Supply Chain

Potato Prices Increase As Supply Tightens

By Sarah O'Sullivan
Potato Prices Increase As Supply Tightens

Consumers facing high potato prices will see the cost continue to rise, as shortages persist, RTÉ reported this week.

Unseasonably persistent wet weather has impacted potato farmers’ ability to plant the crop or harvest already-grown potatoes.

This, paired with difficult harvesting conditions facing last year’s crops – also due to bad weather – have caused the price of potatoes in supermarkets to rise by 17.3%, compared to a year ago.

The price is expected to continue rising, as delays in planting will lead to a late harvest.

In its most recent report, published on 15 May, the Irish Farmers’ Association (IFA) stated that drier conditions have allowed 50% of planting to be done.
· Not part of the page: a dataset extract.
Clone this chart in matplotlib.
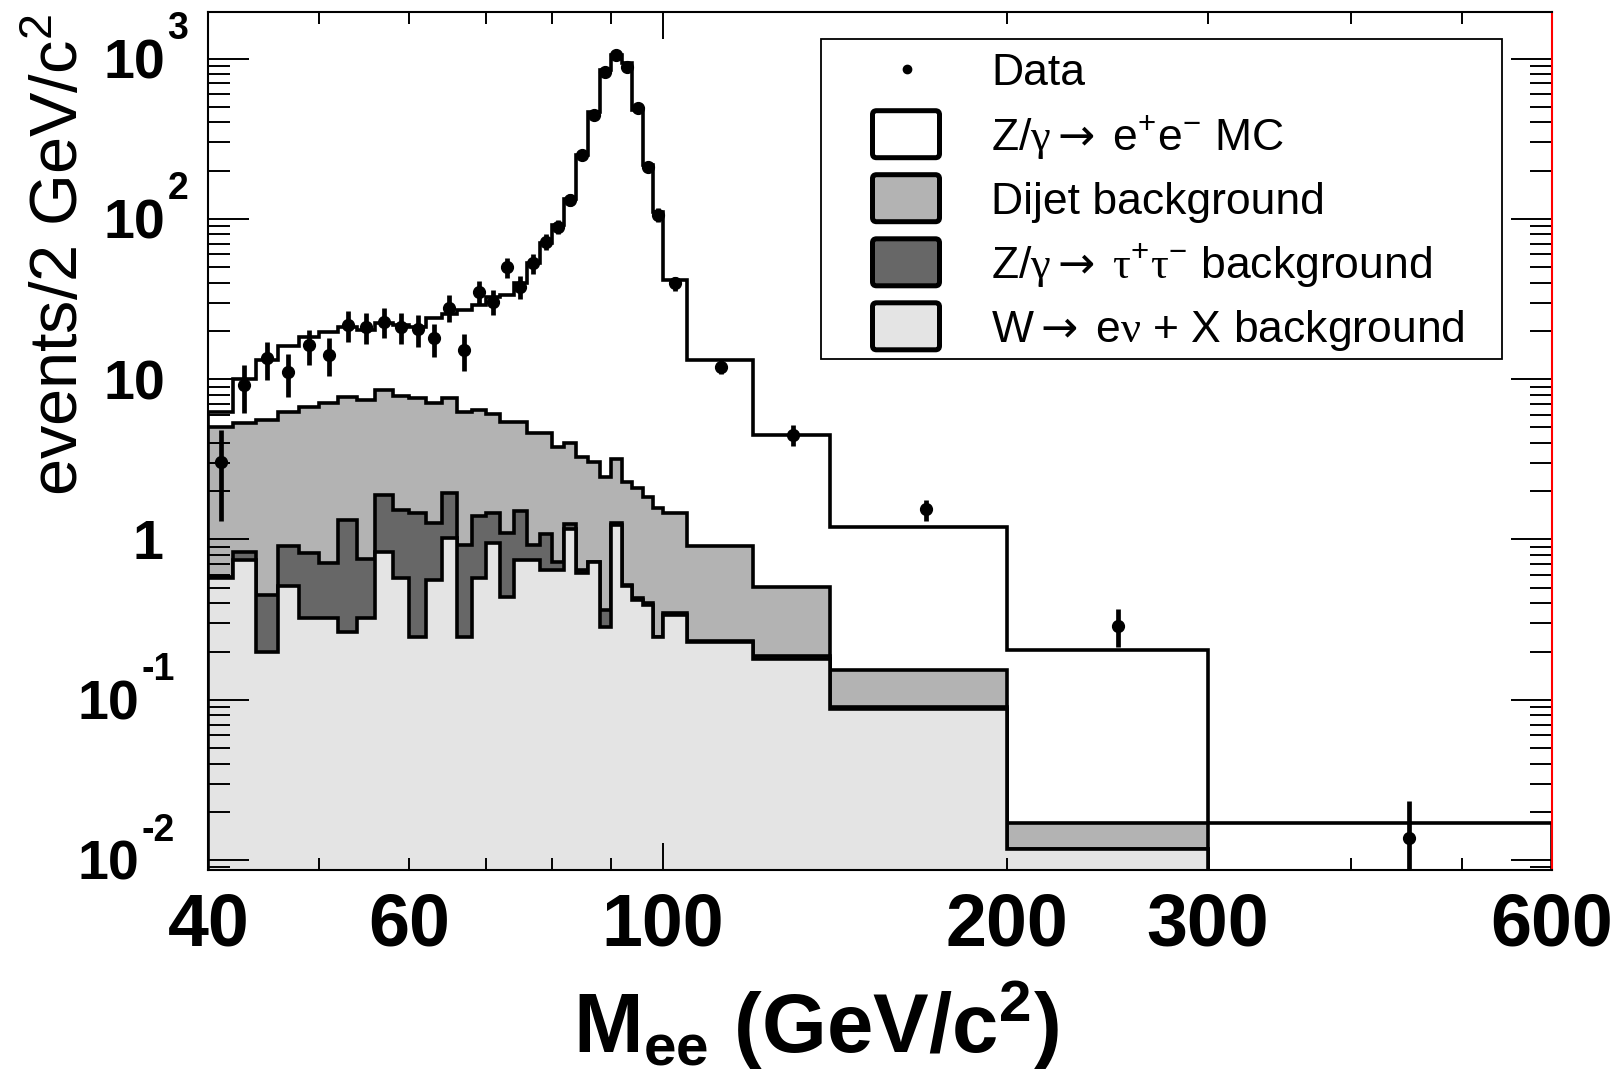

It added, however, that stocks will remain tight until the end of the year.

Continuing Scarcity

Figures published by the Central Statistics Office (CSO) indicate that, amid the shortages, farmers were paid 74% more for potatoes in March 2024 than a year previously.

The National Potato Chairman of the IFA, Sean Ryan, said that the increased prices reflect the low base of prices last year.

It also indicated the continuing scarcity of potatoes, he added.

Ryan said, “Scarcity of supply is reflected in the prices quoted […] which have come off the back of unsustainable prices for the last ten years.


“Current prices need to be sustained for a viable potato industry.”

Ryan added that input costs for potatoes currently on sale were at an all-time high at the time of planting.

He said that while potatoes are being offered for high prices, very few growers currently have supplies for sale.

“Most growers are not benefitting from the price increases, as a large amount of potatoes were sold straight from fields at harvest time, when prices were lower,” he said.


According to the CSO, overall output prices for farmers went down by 3.5% in the 12 months to March of this year.


Cereal prices went down by 31%, milk by 5%, and pigs by 7.5%.

The prices for vegetables, potatoes and sheep rose.

The CSO also indicated that there has been a steep drop in the cost of inputs in the agricultural sector.

Overall prices incurred by farmers in order to produce their goods fell by 15.3% in the year to March.

Electricity prices for the period went down by 22%.


The prices of fertiliser and animal feed also fell – by 40% and 17%, respectively.